Questions:
Explain the debate surrounding the contemporary changes in American families (“American Family Decline” debate). According to Popenoe, what indicates that American family is in decline? What are the Stacey’s and Cowan’s critiques of his argument? What position would you take in this debate and why?
In Popenoe's article "American Family Decline, 1960-1990: A Review and Appraisal", he argues that the American family is in decline as a result of demographic, institutional, and cultural reasons. Popenoe defines family as a "relatively small domestic group of kin with at least one adult and one dependent person". He states that the changes that have taken place can be considered decline because it has weakened family as an institution. Demographically, families are having significantly less children today than in the past. The movement away from agricultural families have lessened the need for a large quantity of children. The common attitude could be considered "quality not quantity"; people would rather have fewer children and raise them well and be able to give them a lot of attention. Men and women are getting married later in life, and therefore having children later in life as well. The average proportion of time spent married in one's life has dramatically decreased. He claims that these smaller numbers "don't help to bolster the beleif that the family is strengthening". Institutionally, Popenoe claims that family is also on the decline. In the past, parents typically educated their children their own way at home. Today government and public/private schools play a huge part in raising and shaping children. He says that parents have less of a role in shaping children's values than they used to. Popenoe also claims that the change in the role of women is a huge factor. With women in the work force, they become less dependent on males. It is easier for husbands to abandon families if their wives are economically stable on their own. Culturally, Women now have the option of choosing to not get married for a long time, or even not at all. If a marriage is troubled, it is likely that either the male or female will chose divorce rather than work through the problems.

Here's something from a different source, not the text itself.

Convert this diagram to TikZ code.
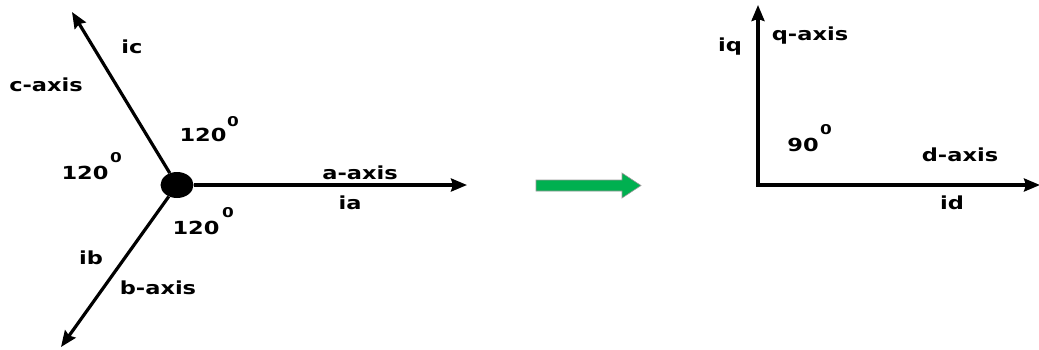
\documentclass[tikz,border=0pt]{standalone}
\usepackage{fontspec}
\setmainfont{DejaVu Sans}
\usetikzlibrary{arrows.meta,shapes.geometric}
\definecolor{arrowgreen}{RGB}{0,176,80}
\newcommand{\wide}[1]{\scalebox{1.25}[1]{#1}}
\tikzset{
  axis/.style={line width=3.2pt, -{Stealth[length=16pt,width=13pt,inset=2pt]}},
  lbl/.style={inner sep=0pt, font=\fontsize{18}{20}\selectfont\bfseries},
  deg/.style={inner sep=0pt, font=\fontsize{13.5}{15}\selectfont\bfseries},
}
\begin{document}
\begin{tikzpicture}[x=1pt,y=-1pt]
\useasboundingbox (0,0) rectangle (1039,349);

% three-phase axes
\node[ellipse, fill=black, minimum width=33pt, minimum height=26pt, inner sep=0pt] (O) at (177,185) {};
\coordinate (A) at (467,185);
\coordinate (C) at (72,12);
\coordinate (B) at (61,347);
\draw[axis] (O.east) -- (A);
\draw[axis] (O) -- (C);
\draw[axis] (O) -- (B);

\node[lbl] (lic) at (132,47) {\wide{ic}};
\node[lbl] (lcax) at (46,85) {\wide{c-axis}};
\node[lbl] (ang1) at (203,135) {\wide{120}};
\node[deg] (ang1d) at (233,122) {\wide{0}};
\node[lbl] (ang2) at (85,173) {\wide{120}};
\node[deg] (ang2d) at (116,158) {\wide{0}};
\node[lbl] (ang3) at (196,228) {\wide{120}};
\node[deg] (ang3d) at (228,213) {\wide{0}};
\node[lbl] (laax) at (360,173) {\wide{a-axis}};
\node[lbl] (lia) at (350,203) {\wide{ia}};
\node[lbl] (lib) at (91,258) {\wide{ib}};
\node[lbl] (lbax) at (158,288) {\wide{b-axis}};

% transformation arrow
\draw[draw=black!40, line width=0.6pt, fill=arrowgreen]
  (536,180) -- (622,180) -- (622,173) -- (641,185.5) -- (622,198) -- (622,191) -- (536,191) -- cycle;

% two-phase axes
\coordinate (Q0) at (758,185);
\coordinate (Q) at (758,5);
\coordinate (D) at (1040,185);
\draw[axis] ([xshift=-1.6pt]Q0) -- (D);
\draw[axis] ([yshift=1.6pt]Q0) -- (Q);

\node[lbl] (liq) at (730,47) {\wide{iq}};
\node[lbl] (lqax) at (810,36) {\wide{q-axis}};
\node[lbl] (ang4) at (803,145) {\wide{90}};
\node[deg] (ang4d) at (826,130) {\wide{0}};
\node[lbl] (ldax) at (960,155) {\wide{d-axis}};
\node[lbl] (lid) at (952,203) {\wide{id}};
\end{tikzpicture}
\end{document}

Marriage used to be a social and economic necessity that helped shape communties. With today's "me-generation", emphasis on individual happiness, people get married and have children for personal companionship. In other words, people marry for love nowadays rather than necessity.
Stacey agrees with Popenoe that the American family is in fact declining, but disagrees with him about the definition of family. She beleives that the family is not an institution, but an "ideological, symbolic construct that has a history and a politics". She doesn't agree that family has always been the only institution in existence. She says that the integration of women in the workforce is progress, not decline. To be nostalgic on the way families once were is not helpful in anyway, and she beleives we need to focus on more pressing matters, such as health care, education, abuse, and employment.
Cowan is less concerned with the actual decline of the family and more concerned with the causes and consequences of it. He dismisses many of Popenoe's arguments as opinions that can't be backed up with sufficient proof. He critizices Popenoe for not considering factors like birth control, the economic pressure placed on families in which both parents are working, or the concern that men and women have about not being able to acheive the perfect family or raise their children well. He also doesn't agree with Popenoe that divorce will have a strong negative impact on children, for there is no concrete statistical evidence to support that and it needs to be studied more before any conclusions are drawn. He says that you can't say that family is declining when the vast majority of people are still getting married, staying married for a significant part of their life and have children, all in spite of the antifamily values and negative attitudes towards children.
After reading these articles, I think that Popenoe brought up many valid points. While it seems the family has weakened as an institution, I don't think I would consider it "decline". I think that the decreasing dependence on the family is progress, and that as long as stability and love in any form are present then the family is still just as important. I agree with Stacey that it is necessary to focus on adjusting to the consquences and issues that arise from the changes in family rather than try to go back to the way things once were.